Dawn Nafus is an anthropologist with the People and Practices Research Group (PaPR) at Intel Labs in Portland, Oregon. Nafus holds a PhD in Social Anthropology from Cambridge University, and she previously worked as a research fellow at the Institute for Social and Technical Research at the University of Essex. She has worked on issues of communication technologies its relation to time, mobility, and gender. Her current work explores the social creation of technology consumers.
Julian Priest is an independent artist and researcher currently focused on themes at the edges between technology and the environment. He was co-founder of early wireless freenetwork community consume.net in London, became an activist and advocate for the freenetworking movement and was an advocate for an open spectrum in the public interest with openspectrum.org.uk. He has been peer advisor at the Banff New Media Institute, publishes articles through informal.org.uk and develops projects at greenbench.org. Since 2005 he has developed an artistic practice around collaborative forms and shows internationally.
Matt Ratto is currently director of the Critical Making lab at the University of Toronto. He received his PhD from the University of California, San Diego in 2003, writing his dissertation on the social organization of the Linux development community. He has worked and done research with Netherlands Institute for Scientific Information (NIWI), Humanities and Social Sciences in Amsterdam (VKS-KNAW) and the University of Umea, Sweden. His previous research has included the use of computer simulation and modeling technologies in Archaeology, the interplay between social organization and software code, the ramifications of particular software design sensibilities on our ability to function as citizens and as members of expert collectives, and the role of digital commons-based peer production in scientific communities.
His current research focuses on how hands-on productive work – making – can supplement and extend critical reflection on the relations between digital technologies and society. This work builds upon the new possibilities offered by open source software and hardware, as well as the developing technologies of 3D printing and rapid prototyping. These technologies and the social collectives that create, use, and share them provide the context for exploring the relationship between ‘critical making’ and ‘critical thinking.’
Thea Skaanes is chief curator and leader of UNESCO Educational Collections at Moesgaard Museum in Denmark. As an anthropologist she has done fieldwork in Cuba studying neighbourhood tactics in claiming spheres of self-governance from the state. Later she was responsible for ethnographic merits and community engagement in a pre-project for the world culture house in Denmark.
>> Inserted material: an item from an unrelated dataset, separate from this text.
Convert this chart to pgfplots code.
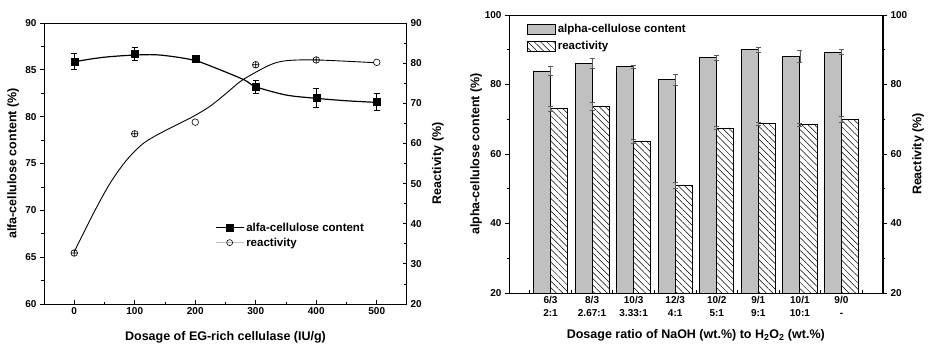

In relation to the pre-project she facilitated processes as a trained facilitator and has taught modules at the facilitator education to a broad group of process consultants. As leader of UNESCO Educational Collections she works within the nexus of experience economy, education, research, the art of business and process design.
Rachel Charlotte Smith
Jo Vergunst is an RCUK Academic Fellow in the Department of Anthropology at the University of Aberdeen. His PhD (2004) was on the perception of landscape and social change in Orkney, Scotland, and he has since carried out research on European rural social change and on walking in rural and urban environments. Recent publications include two co-edited books, Ways of Walking (Ashgate, 2008) and Comparing Rural Development (Ashgate, 2009).
Laura Watts is an ethnographer at Centre for Science Studies, Department of Sociology, Lancaster University UK. Her interests are in the effect of landscape and location on high-tech design and on how futures are imagined and made. Her research has been located in the islands of Orkney, the mobile telecoms industry, and the public transport industry. Prior to her academic career she was a designer and business strategist in the telecoms industry. Much of her work is published on her website at www.sand14.com
Thomas Yarrow is a lecturer in social anthropology and human geography in the School of the Environment & Natural Resources, University of Wales, Bangor. Previously he completed his PhD in social anthropology at the University of Cambridge before holding a Leverhulme early career fellowship at the University of Manchester. Through this he has developed a regional interests in West Africa and theoretical interests in development, space and place, globalisation, civil society, knowledge and elites.